Amid those successes, Washington endured what could’ve been a serious setback. In November 2018, he suffered a stroke that left the entire right side of his body numb, including the hand he uses to draw and paint. He persevered and has since regained full use of his hand. He also gained a renewed sense of confidence.  

“I feel like I gained an actual super power with that,” he says. “At first, I’d second guess myself, but I think maybe that part of my brain died and made me feel like, ‘Hey, screw it, I’m going to just go for it and try it and see what happens.’ It gave me … (a sense of) no fear. That super power of ‘no fear,’ I feel like that’s what happened after that.”

From the beginning, Washington’s art has been rooted in personal experience and representative of his surroundings. The 1992 assault on Malice Green by two white Detroit police officers that killed Green, who was black, left a mark. 

“That always stuck with me,” he says. “I always said if I ever did art and was able to go into museums and do it professionally, that I’d paint about those types of things.”

“Black Family” (The myth of the missing black father), 2019; acrylic paint on canvas; 24 x 30 inches. Image courtesy of the artist.

Among the topics he explores in his art is the parallel he sees between antebellum slavery and the disproportionate imprisonment of African-Americans in the United States. It’s a complex subject, he admits, but one – like others – he hopes to make “more digestible” to a broader audience through his art. Washington says his goal isn’t necessarily to change minds, it’s to get people to listen. 

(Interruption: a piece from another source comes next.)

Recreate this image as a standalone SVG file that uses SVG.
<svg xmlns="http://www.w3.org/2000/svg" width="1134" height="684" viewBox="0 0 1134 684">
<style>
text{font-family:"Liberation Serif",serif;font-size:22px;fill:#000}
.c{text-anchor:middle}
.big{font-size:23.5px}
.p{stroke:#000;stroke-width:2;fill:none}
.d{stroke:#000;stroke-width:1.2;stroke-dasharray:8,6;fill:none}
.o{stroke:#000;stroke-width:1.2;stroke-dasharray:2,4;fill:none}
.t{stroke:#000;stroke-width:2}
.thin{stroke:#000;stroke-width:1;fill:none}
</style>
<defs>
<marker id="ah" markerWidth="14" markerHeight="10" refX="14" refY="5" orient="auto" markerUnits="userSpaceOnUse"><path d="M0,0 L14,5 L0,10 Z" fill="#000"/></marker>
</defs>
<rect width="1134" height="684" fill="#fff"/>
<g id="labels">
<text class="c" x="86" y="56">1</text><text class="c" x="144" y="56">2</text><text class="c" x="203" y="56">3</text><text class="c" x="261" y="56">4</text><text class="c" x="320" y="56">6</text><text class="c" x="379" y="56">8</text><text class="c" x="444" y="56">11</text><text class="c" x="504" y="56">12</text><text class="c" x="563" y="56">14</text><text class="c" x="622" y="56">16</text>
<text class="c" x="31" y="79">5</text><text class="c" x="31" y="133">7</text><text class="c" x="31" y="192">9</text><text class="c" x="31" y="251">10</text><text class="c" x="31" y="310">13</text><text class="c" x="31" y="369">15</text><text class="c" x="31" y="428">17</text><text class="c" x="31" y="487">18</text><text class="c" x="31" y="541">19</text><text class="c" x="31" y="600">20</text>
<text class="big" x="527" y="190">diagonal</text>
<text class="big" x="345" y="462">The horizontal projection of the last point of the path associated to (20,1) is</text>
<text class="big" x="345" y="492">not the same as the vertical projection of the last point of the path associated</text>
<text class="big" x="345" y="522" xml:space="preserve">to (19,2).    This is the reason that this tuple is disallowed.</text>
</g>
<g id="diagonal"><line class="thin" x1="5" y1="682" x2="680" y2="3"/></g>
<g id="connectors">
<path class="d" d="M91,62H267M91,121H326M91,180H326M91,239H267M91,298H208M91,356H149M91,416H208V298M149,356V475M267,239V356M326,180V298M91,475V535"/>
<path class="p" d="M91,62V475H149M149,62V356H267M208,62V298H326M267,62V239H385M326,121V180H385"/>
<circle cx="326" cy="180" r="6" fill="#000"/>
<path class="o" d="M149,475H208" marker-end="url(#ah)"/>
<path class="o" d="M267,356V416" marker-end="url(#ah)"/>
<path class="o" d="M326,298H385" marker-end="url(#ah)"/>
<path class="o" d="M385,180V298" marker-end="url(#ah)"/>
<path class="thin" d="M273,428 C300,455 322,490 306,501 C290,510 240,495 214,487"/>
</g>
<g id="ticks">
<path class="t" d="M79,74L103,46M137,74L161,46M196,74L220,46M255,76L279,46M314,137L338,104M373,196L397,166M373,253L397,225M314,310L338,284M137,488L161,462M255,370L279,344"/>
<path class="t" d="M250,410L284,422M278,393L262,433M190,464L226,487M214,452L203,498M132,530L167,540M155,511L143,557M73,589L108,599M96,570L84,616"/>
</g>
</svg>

“I’m just trying to be a voice for the voiceless,” he says. “Sometimes, people in the black community don’t have an opportunity to tell their stories. So, if I’m going to be in front of people, I feel like, ‘Hey, this is me, I’m letting you know what’s going on around me. These are the people talking through me, from my ancestors to now.’

“When viewing my art, just give it a chance. … Because I talk about some heavy stuff, some people probably are afraid to latch onto it, but don’t be afraid to look past the racial element and find something in it for yourself. A lot of times, like I say, I always speak from my perspective, but you can also get something from it because we all go through the same stuff. We’re all human, so we go through human stuff.” C


On View

  • “The Art of Realism” will remain on view through Oct. 31 at Cleveland Hopkins International Airport (5300 Riverside Drive, Cleveland) as part of the airport’s Temporary Art Exhibition Program.
  • “Fabulism” will be on view from May 9 to June 28 at YARDS Projects in Worthington Yards, 725 Johnson Court, Cleveland.
  • “Rooms to Let CLE” will take place the weekend of May 18-19 at various locations throughout Cleveland’s Slavic Village neighborhood.
  • “seenUNseen” will be on view from Sept. 20 to Nov. 16 at the Artists Archives of the Western Reserve, 1834 E. 123rd St., Cleveland.

“Antwoine Washington’s art succeeds in bridging cultural divides. Its subject matter is urgent, its delivery impassioned and its ability to spark important conversations significant. On several levels, it connects – and Northeast Ohio is fortunate to be home to an artist of his caliber and potential.”